Sustentabilidade e inovação no centro da política
Um dos diferenciais do ReData é exigir contrapartidas estruturantes e sustentáveis. As empresas participantes deverão destinar 10% da capacidade de processamento e armazenamento para o mercado interno, investir 2% do valor dos bens incentivados em P&D&I e garantir que suas operações usem energia limpa e padrões de eficiência hídrica, com índice WUE inferior a 0,05 L/kWh.
“É uma política que une tecnologia, sustentabilidade e desenvolvimento regional.

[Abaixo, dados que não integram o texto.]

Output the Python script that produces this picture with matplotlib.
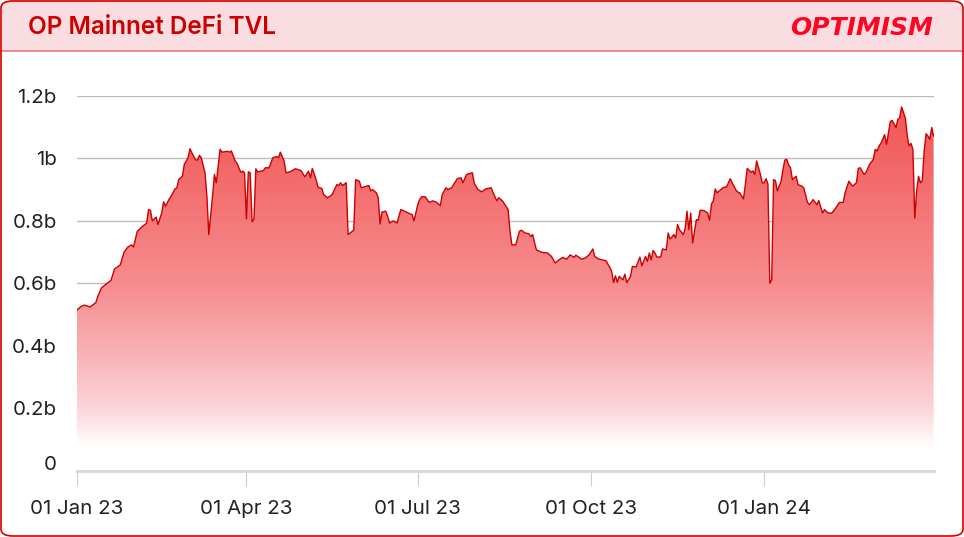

O Brasil pode transformar seu diferencial energético — mais de 90% da matriz é renovável — em uma vantagem competitiva global”, explica Pieracciani.
O especialista destaca que, ao atrelar incentivos a metas ambientais e de inovação, o programa se alinha às tendências internacionais de ESG e economia verde digital. “Esse modelo não apenas atrai investimentos, mas também induz boas práticas e consolida um ecossistema mais resiliente e ético”, afirma.

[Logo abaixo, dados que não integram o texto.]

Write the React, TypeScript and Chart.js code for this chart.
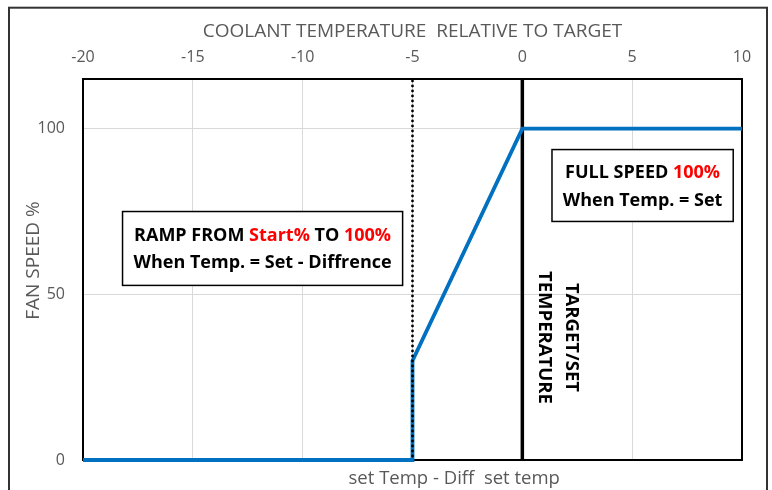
import { useEffect, useRef } from "react";
import { Chart, registerables } from "chart.js";

Chart.register(...registerables);

// ---- data ----
const TEMPERATURE_OFFSETS = [-20, -5, -5, 0, 10];
const FAN_SPEED = [0, 0, 30, 100, 100];
const X_MIN = -20;
const X_MAX = 10;
const X_STEP = 5;
const Y_MIN = 0;
const Y_MAX = 115;
const Y_TICKS = [0, 50, 100];
const X_TITLE = "COOLANT TEMPERATURE  RELATIVE TO TARGET";
const Y_TITLE = "FAN SPEED %";
const BOTTOM_LABEL = "set Temp - Diff  set temp";
const BOTTOM_LABEL_X = -3.1;
const DIFF_MARK_X = -5;
const TARGET_MARK_X = 0;

const BLACK = "#000000";
const RED = "#FF0000";
const GRAY = "#595959";
const BLUE = "#0070C0";
const FONT = "'Open Sans', 'Liberation Sans', sans-serif";

type Seg = { t: string; c: string };
const RAMP_LINES: Seg[][] = [
  [
    { t: "RAMP FROM ", c: BLACK },
    { t: "Start%", c: RED },
    { t: " TO ", c: BLACK },
    { t: "100%", c: RED },
  ],
  [{ t: "When Temp. = Set - Diffrence", c: BLACK }],
];
const FULL_LINES: Seg[][] = [
  [
    { t: "FULL SPEED ", c: BLACK },
    { t: "100%", c: RED },
  ],
  [{ t: "When Temp. = Set", c: BLACK }],
];
// boxes in data units: [xMin, xMax, yMin, yMax]
const RAMP_BOX = [-18.2, -5.45, 52.7, 75.0];
const FULL_BOX = [1.35, 9.6, 72.0, 93.7];
const TARGET_LINES = ["TARGET/SET", "TEMPERATURE"];
const TARGET_LINES_X = [2.28, 1.07];
const TARGET_LINES_Y = 37;

function drawRich(ctx: CanvasRenderingContext2D, segs: Seg[], cx: number, baseY: number) {
  const widths = segs.map((s) => ctx.measureText(s.t).width);
  const total = widths.reduce((a, b) => a + b, 0);
  let x = cx - total / 2;
  ctx.textAlign = "left";
  ctx.textBaseline = "alphabetic";
  segs.forEach((s, i) => {
    ctx.fillStyle = s.c;
    ctx.fillText(s.t, x, baseY);
    x += widths[i];
  });
}

function drawBox(chart: any, box: number[], lines: Seg[][]) {
  const { ctx, scales } = chart;
  const x1 = scales.x.getPixelForValue(box[0]);
  const x2 = scales.x.getPixelForValue(box[1]);
  const y1 = scales.y.getPixelForValue(box[3]);
  const y2 = scales.y.getPixelForValue(box[2]);
  ctx.fillStyle = "#FFFFFF";
  ctx.fillRect(x1, y1, x2 - x1, y2 - y1);
  ctx.strokeStyle = BLACK;
  ctx.lineWidth = 1.5;
  ctx.strokeRect(x1, y1, x2 - x1, y2 - y1);
  const cx = (x1 + x2) / 2;
  const cy = (y1 + y2) / 2;
  ctx.font = `bold 18px ${FONT}`;
  drawRich(ctx, lines[0], cx, cy - 7.5);
  drawRich(ctx, lines[1], cx, cy + 20);
}

const annotations = {
  id: "annotations",
  beforeDatasetsDraw(chart: any) {
    const { ctx, chartArea: a, scales } = chart;
    ctx.save();
    const px0 = scales.x.getPixelForValue(TARGET_MARK_X);
    ctx.strokeStyle = BLACK;
    ctx.lineWidth = 3.5;
    ctx.beginPath();
    ctx.moveTo(px0, a.top);
    ctx.lineTo(px0, a.bottom);
    ctx.stroke();
    ctx.lineWidth = 2;
    ctx.strokeRect(a.left, a.top, a.right - a.left, a.bottom - a.top);
    ctx.restore();
  },
  afterDatasetsDraw(chart: any) {
    const { ctx, chartArea: a, scales } = chart;
    ctx.save();
    // dotted line at set - diff
    const pd = scales.x.getPixelForValue(DIFF_MARK_X);
    ctx.strokeStyle = BLACK;
    ctx.lineWidth = 2.8;
    ctx.lineCap = "round";
    ctx.setLineDash([0, 5]);
    ctx.beginPath();
    ctx.moveTo(pd, a.top + 2);
    ctx.lineTo(pd, a.bottom);
    ctx.stroke();
    ctx.setLineDash([]);
    ctx.lineCap = "butt";

    drawBox(chart, RAMP_BOX, RAMP_LINES);
    drawBox(chart, FULL_BOX, FULL_LINES);

    // rotated target text
    ctx.font = `bold 18.5px ${FONT}`;
    ctx.fillStyle = BLACK;
    ctx.textAlign = "center";
    ctx.textBaseline = "alphabetic";
    const ty = scales.y.getPixelForValue(TARGET_LINES_Y);
    TARGET_LINES.forEach((line, i) => {
      const tx = scales.x.getPixelForValue(TARGET_LINES_X[i]);
      ctx.save();
      ctx.translate(tx - 6.6, ty);
      ctx.rotate(Math.PI / 2);
      ctx.fillText(line, 0, 0);
      ctx.restore();
    });

    // axis titles
    ctx.fillStyle = GRAY;
    ctx.font = `19px ${FONT}`;
    ctx.textAlign = "center";
    ctx.fillText(X_TITLE, (a.left + a.right) / 2, 37.4);
    ctx.save();
    ctx.translate(38.8, (a.top + a.bottom) / 2 - 9);
    ctx.rotate(-Math.PI / 2);
    ctx.fillText(Y_TITLE, 0, 0);
    ctx.restore();

    ctx.font = `18.5px ${FONT}`;
    ctx.fillText(BOTTOM_LABEL, scales.x.getPixelForValue(BOTTOM_LABEL_X), a.bottom + 23.5);

    // chart frame
    ctx.strokeStyle = "#333333";
    ctx.lineWidth = 2;
    ctx.strokeRect(9, 7.7, 758, 500);
    ctx.restore();
  },
};

export default function App() {
  const ref = useRef<HTMLCanvasElement | null>(null);
  useEffect(() => {
    if (!ref.current) return;
    const chart = new Chart(ref.current, {
      type: "scatter",
      data: {
        datasets: [
          {
            data: TEMPERATURE_OFFSETS.map((t, i) => ({ x: t, y: FAN_SPEED[i] })),
            showLine: true,
            borderColor: BLUE,
            backgroundColor: BLUE,
            borderWidth: 3.8,
            pointRadius: 0,
            tension: 0,
            fill: false,
            clip: false,
          } as any,
        ],
      },
      options: {
        animation: false,
        responsive: false,
        devicePixelRatio: 1,
        layout: { padding: { left: 0, top: 0, right: 30, bottom: 30 } },
        plugins: { legend: { display: false }, tooltip: { enabled: false } },
        scales: {
          x: {
            type: "linear",
            position: "top",
            min: X_MIN,
            max: X_MAX,
            ticks: { stepSize: X_STEP, color: GRAY, font: { family: FONT, size: 16 }, padding: 12 },
            grid: { color: "#D9D9D9", drawTicks: false, lineWidth: 1 },
            border: { display: false },
            afterFit(s: any) {
              s.height = 79;
              s.paddingLeft = 0;
              s.paddingRight = 0;
            },
          },
          y: {
            type: "linear",
            min: Y_MIN,
            max: Y_MAX,
            afterBuildTicks(s: any) {
              s.ticks = Y_TICKS.map((v) => ({ value: v }));
            },
            ticks: { color: GRAY, font: { family: FONT, size: 16 }, padding: 18 },
            grid: { color: "#D9D9D9", drawTicks: false, lineWidth: 1 },
            border: { display: false },
            afterFit(s: any) {
              s.width = 83;
              s.paddingTop = 0;
              s.paddingBottom = 0;
            },
          },
        },
      } as any,
      plugins: [annotations],
    });
    return () => chart.destroy();
  }, []);
  return (
    <div style={{ position: "absolute", left: 0, top: 0, width: 772, height: 490, background: "#fff" }}>
      <canvas ref={ref} width={772} height={490} style={{ display: "block" }} />
    </div>
  );
}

Competitividade global e soberania digital
De acordo com estimativas da Brasscom, o mercado brasileiro de data centers deve movimentar US$ 11,4 bilhões em 2026 e quadruplicar a capacidade instalada até 2037. Atualmente, o país representa 1,4% da infraestrutura global, mas tem potencial para alcançar 6% em pouco mais de uma década.
Comparado a países emergentes como Índia, África do Sul e Indonésia, o Brasil se destaca pela combinação de escala, estabilidade energética e ambiente regulatório favorável. “Enquanto outras nações ainda lutam com custos de energia ou falta de clareza legal, o Brasil pode se tornar um polo seguro, verde e competitivo para operações digitais globais”, pontua Pieracciani.

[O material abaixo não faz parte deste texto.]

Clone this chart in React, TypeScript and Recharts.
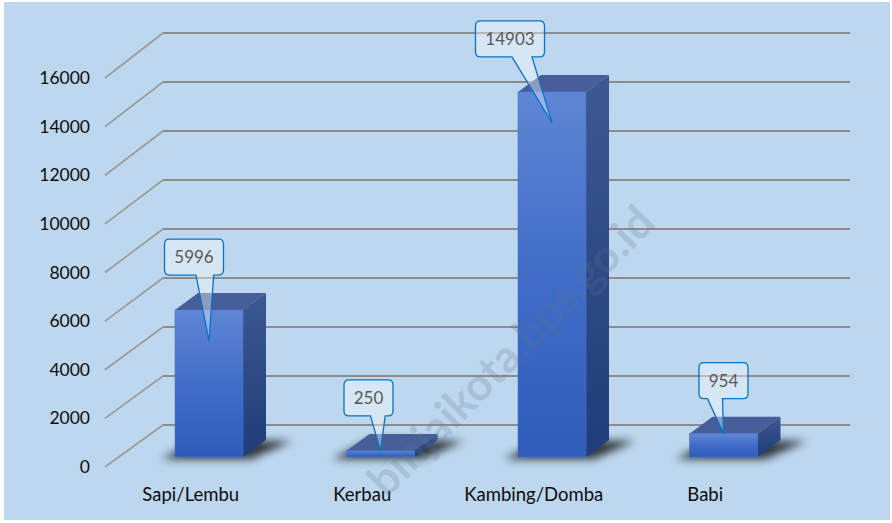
import React from 'react';
import { BarChart, Bar, XAxis, YAxis, CartesianGrid, LabelList } from 'recharts';

const categories = ['Sapi/Lembu', 'Kerbau', 'Kambing/Domba', 'Babi'];
const values = [5996, 250, 14903, 954];
const yTicks = [0, 2000, 4000, 6000, 8000, 10000, 12000, 14000, 16000];

// horizontal nudge of each callout box relative to its bar
const calloutShift = [-15, -12, -42, 0];

const data = categories.map((name, i) => ({ name, value: values[i] }));

const W = 892;
const H = 523;
const PLOT_BOTTOM = 457;
const DX = 23; // bar depth
const DY = 17;
const FONT = 'Lato, "Open Sans", sans-serif';

// front wall (labels) sits slightly lower/left of the bar plane, back wall higher/right
const frontY = (y: number) => 467 - (PLOT_BOTTOM - y) * (389 / 392);

function GridLine(props: any) {
  const y = props.y1;
  const yb = y - 32;
  return (
    <g key={props.key ?? props.index}>
      <line x1={105} y1={frontY(y)} x2={163} y2={yb} stroke="#9a9a9a" strokeWidth={1.6} />
      <line x1={163} y1={yb} x2={850} y2={yb} stroke="#8c8c8c" strokeWidth={2.2} />
    </g>
  );
}

function YTick(props: any) {
  const { y, payload } = props;
  return (
    <text x={90} y={frontY(y) + 6} textAnchor="end" fontFamily={FONT} fontSize={17.5} fill="#0d0d0d">
      {payload.value}
    </text>
  );
}

function XTick(props: any) {
  const { x, payload } = props;
  return (
    <text x={x - 18} y={501} textAnchor="middle" fontFamily={FONT} fontSize={18.5} fill="#0d0d0d">
      {payload.value}
    </text>
  );
}

function Bar3D(props: any) {
  const { x, y, width: w, height: h } = props;
  const b = y + h;
  return (
    <g>
      <polygon
        points={`${x - 14},${b + 2} ${x + w + 8},${b + 2} ${x + w + DX + 26},${b - DY + 1} ${x + DX},${b - DY}`}
        fill="#000"
        opacity={0.75}
        filter="url(#shadowBlur)"
      />
      <polygon
        points={`${x},${y} ${x + DX},${y - DY} ${x + w + DX},${y - DY} ${x + w},${y}`}
        fill="#465f9a"
      />
      <polygon
        points={`${x + w},${y} ${x + w + DX},${y - DY} ${x + w + DX},${b - DY} ${x + w},${b}`}
        fill="url(#sideGrad)"
      />
      <rect x={x} y={y} width={w} height={h} fill="url(#frontGrad)" stroke="#4d74c6" strokeWidth={0.6} />
    </g>
  );
}

function Callout(props: any) {
  const { x, y, width: w, height: h, value, index } = props;
  const cx = x + w / 2;
  const text = String(value);
  const bw = text.length * 10 + 19;
  const bh = 36;
  const bxc = cx + calloutShift[index];
  const bx = bxc - bw / 2;
  const by = y - 35 - bh;
  const tipX = cx;
  const tipY = y + (h > 50 ? 31 : 0);
  const r = 5;
  const bBot = by + bh;
  let p1: number, p2: number;
  if (tipX > bxc + 1) {
    p1 = bxc + 2;
    p2 = bxc + 2 + Math.min(20, Math.max(13, bw * 0.3));
  } else {
    p1 = bxc - 16;
    p2 = bxc - 1;
  }
  const d =
    `M${bx + r},${by} H${bx + bw - r} Q${bx + bw},${by} ${bx + bw},${by + r} ` +
    `V${bBot - r} Q${bx + bw},${bBot} ${bx + bw - r},${bBot} ` +
    `H${p2} L${tipX},${tipY} L${p1},${bBot} ` +
    `H${bx + r} Q${bx},${bBot} ${bx},${bBot - r} V${by + r} Q${bx},${by} ${bx + r},${by} Z`;
  return (
    <g>
      <path d={d} fill="#ffffff" fillOpacity={0.38} stroke="#0b72c4" strokeWidth={1.3} />
      <text x={bxc} y={by + 24} textAnchor="middle" fontFamily={FONT} fontSize={17} fill="#595959">
        {text}
      </text>
    </g>
  );
}

export default function App() {
  return (
    <div style={{ position: 'absolute', left: 0, top: 0, width: W, height: H, background: '#ffffff' }}>
      <div style={{ position: 'absolute', left: 4, top: 2, width: 886, height: 518, background: '#bdd7ee' }} />
      <div style={{ position: 'absolute', left: 0, top: 0 }}>
        <BarChart
          width={W}
          height={H}
          data={data}
          margin={{ top: 65, right: 83, bottom: 36, left: 63 }}
          barSize={68}
        >
          <defs>
            <linearGradient id="frontGrad" x1="0" y1="0" x2="0" y2="1">
              <stop offset="0%" stopColor="#5f86d4" />
              <stop offset="50%" stopColor="#416dc8" />
              <stop offset="100%" stopColor="#2e5cb8" />
            </linearGradient>
            <linearGradient id="sideGrad" x1="0" y1="0" x2="0" y2="1">
              <stop offset="0%" stopColor="#3d5892" />
              <stop offset="100%" stopColor="#1f3d7a" />
            </linearGradient>
            <filter id="shadowBlur" x="-30%" y="-100%" width="160%" height="300%">
              <feGaussianBlur stdDeviation="4" />
            </filter>
          </defs>
          <CartesianGrid vertical={false} horizontal={(p: any) => <GridLine {...p} />} />
          <XAxis
            dataKey="name"
            axisLine={false}
            tickLine={false}
            height={30}
            tick={(p: any) => <XTick {...p} />}
            interval={0}
          />
          <YAxis
            domain={[0, 16000]}
            ticks={yTicks}
            axisLine={false}
            tickLine={false}
            width={60}
            interval={0}
            tick={(p: any) => <YTick {...p} />}
          />
          <Bar dataKey="value" isAnimationActive={false} shape={(p: any) => <Bar3D {...p} />}>
            <LabelList dataKey="value" content={(p: any) => <Callout {...p} />} />
          </Bar>
        </BarChart>
      </div>
      <svg
        width={W}
        height={H}
        style={{ position: 'absolute', left: 0, top: 0, pointerEvents: 'none' }}
      >
        <text
          x={0}
          y={0}
          transform="translate(522,362) rotate(-45.4)"
          textAnchor="middle"
          fontFamily={FONT}
          fontWeight={700}
          fontSize={45}
          fill="#5f7690"
          fillOpacity={0.22}
        >
          binjaikota.bps.go.id
        </text>
      </svg>
    </div>
  );
}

Desafios e próximos passos
Embora promissor, o ReData ainda aguarda definições regulatórias essenciais — como o que será considerado “energia limpa”, os critérios de sustentabilidade e os bens elegíveis para o regime. A Medida Provisória deve ser votada até o início de 2026, e sua regulamentação será decisiva para garantir previsibilidade jurídica e atratividade de longo prazo.
Mesmo assim, o setor já enxerga o programa como uma mudança de rota histórica. “Sem o ReData, o Brasil corria o risco de um apagão digital — algo que não é mais uma hipótese distante. Com ele, temos a chance de transformar essa ameaça em vantagem competitiva”, conclui Pieracciani.
Com o ReData, o país não apenas evita um gargalo tecnológico iminente, mas abre caminho para uma nova economia baseada em dados, inovação e sustentabilidade. Em um mundo cada vez mais digital e dependente de infraestrutura robusta, o Brasil parece finalmente disposto a jogar no mesmo nível dos grandes players globais — e, talvez, a liderar a partida.